* WHAT THE TASK ASKS
Extract, from the records beneath this instruction, each line that contains the word "React".

* RECORDS SHOWN

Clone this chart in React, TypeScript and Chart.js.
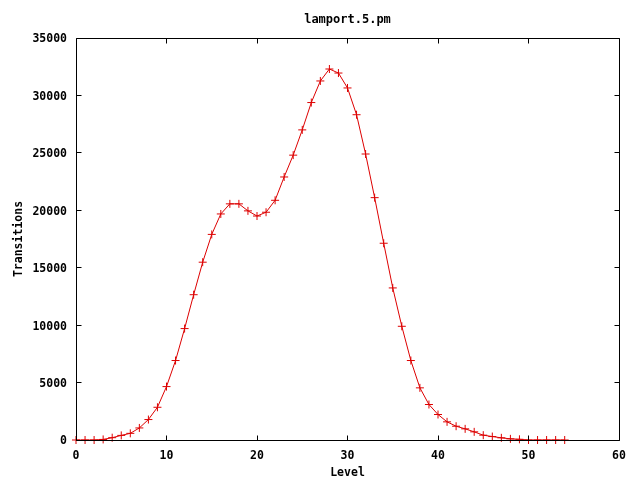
import React, { useEffect, useRef } from "react";
import { Chart, registerables } from "chart.js";

Chart.register(...registerables);

// ---- data ----
const levels = [
  0, 1, 2, 3, 4, 5, 6, 7, 8, 9,
  10, 11, 12, 13, 14, 15, 16, 17, 18, 19,
  20, 21, 22, 23, 24, 25, 26, 27, 28, 29,
  30, 31, 32, 33, 34, 35, 36, 37, 38, 39,
  40, 41, 42, 43, 44, 45, 46, 47, 48, 49,
  50, 51, 52, 53, 54,
];
const transitions = [
  0, 0, 0, 50, 200, 400, 580, 1050, 1780, 2850,
  4650, 6920, 9700, 12650, 15480, 17900, 19680, 20560, 20560, 19950,
  19500, 19830, 20870, 22900, 24800, 27000, 29380, 31260, 32300, 31950,
  30650, 28320, 24900, 21100, 17130, 13240, 9900, 6920, 4540, 3090,
  2220, 1580, 1200, 970, 710, 420, 300, 190, 100, 60,
  0, 0, 0, 0, 0,
];
const xTickValues = [0, 10, 20, 30, 40, 50, 60];
const yTickValues = [0, 5000, 10000, 15000, 20000, 25000, 30000, 35000];
const chartTitle = "lamport.5.pm";
const xAxisLabel = "Level";
const yAxisLabel = "Transitions";

const FONT_FAMILY = "'DejaVu Sans Mono', 'Liberation Mono', monospace";
const LINE_COLOR = "#dd0000";

const gnuplotBox = {
  id: "gnuplotBox",
  afterDraw(chart: any) {
    const { ctx, chartArea: a, scales } = chart;
    const L = Math.floor(a.left) + 0.5;
    const R = Math.floor(a.right) + 0.5;
    const T = Math.floor(a.top) + 0.5;
    const B = Math.floor(a.bottom) + 0.5;
    const len = 5;
    ctx.save();
    ctx.strokeStyle = "#000";
    ctx.lineWidth = 1;
    ctx.beginPath();
    ctx.rect(L, T, R - L, B - T);
    scales.x.ticks.forEach((t: any) => {
      const p = Math.floor(scales.x.getPixelForValue(t.value)) + 0.5;
      ctx.moveTo(p, B);
      ctx.lineTo(p, B - len);
      ctx.moveTo(p, T);
      ctx.lineTo(p, T + len);
    });
    scales.y.ticks.forEach((t: any) => {
      const p = Math.floor(scales.y.getPixelForValue(t.value)) + 0.5;
      ctx.moveTo(L, p);
      ctx.lineTo(L + len, p);
      ctx.moveTo(R, p);
      ctx.lineTo(R - len, p);
    });
    ctx.stroke();
    ctx.restore();
  },
};

export default function App() {
  const canvasRef = useRef<HTMLCanvasElement | null>(null);

  useEffect(() => {
    const canvas = canvasRef.current;
    if (!canvas) return;
    const font = { family: FONT_FAMILY, size: 11.5, weight: "bold" as const, lineHeight: 1.2 };
    const chart = new Chart(canvas, {
      type: "line",
      data: {
        datasets: [
          {
            data: levels.map((lv, i) => ({ x: lv, y: transitions[i] })),
            borderColor: LINE_COLOR,
            backgroundColor: LINE_COLOR,
            borderWidth: 1,
            tension: 0,
            pointStyle: "cross",
            pointRadius: 4,
            pointBorderWidth: 1,
            pointBorderColor: LINE_COLOR,
            clip: false as any,
            fill: false,
          },
        ],
      },
      options: {
        animation: false,
        responsive: false,
        maintainAspectRatio: false,
        devicePixelRatio: 1,
        layout: { padding: { left: 0, right: 21, top: 0, bottom: 0 } },
        plugins: {
          legend: { display: false },
          tooltip: { enabled: false },
          title: {
            display: true,
            fullSize: false,
            text: chartTitle,
            color: "#000",
            font: { family: FONT_FAMILY, size: 12, weight: "bold", lineHeight: 1.2 },
            padding: { top: 13, bottom: 10.6 },
          },
        },
        scales: {
          x: {
            type: "linear",
            min: 0,
            max: 60,
            afterBuildTicks: (s: any) => {
              s.ticks = xTickValues.map((v) => ({ value: v }));
            },
            afterFit: (s: any) => {
              s.height = 40;
            },
            ticks: { color: "#000", font, padding: 9, maxRotation: 0, autoSkip: false },
            grid: { display: false, drawTicks: false },
            border: { display: false },
            title: {
              display: true,
              text: xAxisLabel,
              color: "#000",
              font,
              padding: { top: 0, bottom: 0 },
            },
          },
          y: {
            type: "linear",
            min: 0,
            max: 35000,
            afterBuildTicks: (s: any) => {
              s.ticks = yTickValues.map((v) => ({ value: v }));
            },
            afterFit: (s: any) => {
              s.width = 76;
            },
            ticks: {
              color: "#000",
              font,
              padding: 9,
              labelOffset: 1.5,
              autoSkip: false,
              callback: (v: any) => String(v),
            },
            grid: { display: false, drawTicks: false },
            border: { display: false },
            title: {
              display: true,
              text: yAxisLabel,
              color: "#000",
              font,
              padding: { top: 12, bottom: 0 },
            },
          },
        },
      },
      plugins: [gnuplotBox],
    });
    return () => chart.destroy();
  }, []);

  return (
    <div style={{ position: "absolute", left: 0, top: 0, width: 640, height: 480, background: "#fff" }}>
      <canvas ref={canvasRef} width={640} height={480} style={{ width: 640, height: 480, display: "block" }} />
    </div>
  );
}
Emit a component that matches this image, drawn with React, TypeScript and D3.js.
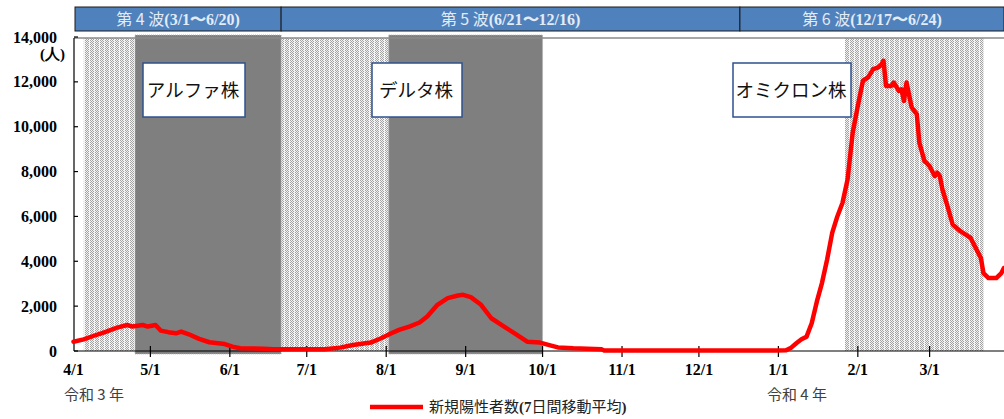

* EXERCISE RESULT
Clone this chart in React, TypeScript and Chart.js.
import React, { useEffect, useRef } from "react";
Emit a component that matches this image, drawn with React, TypeScript and D3.js.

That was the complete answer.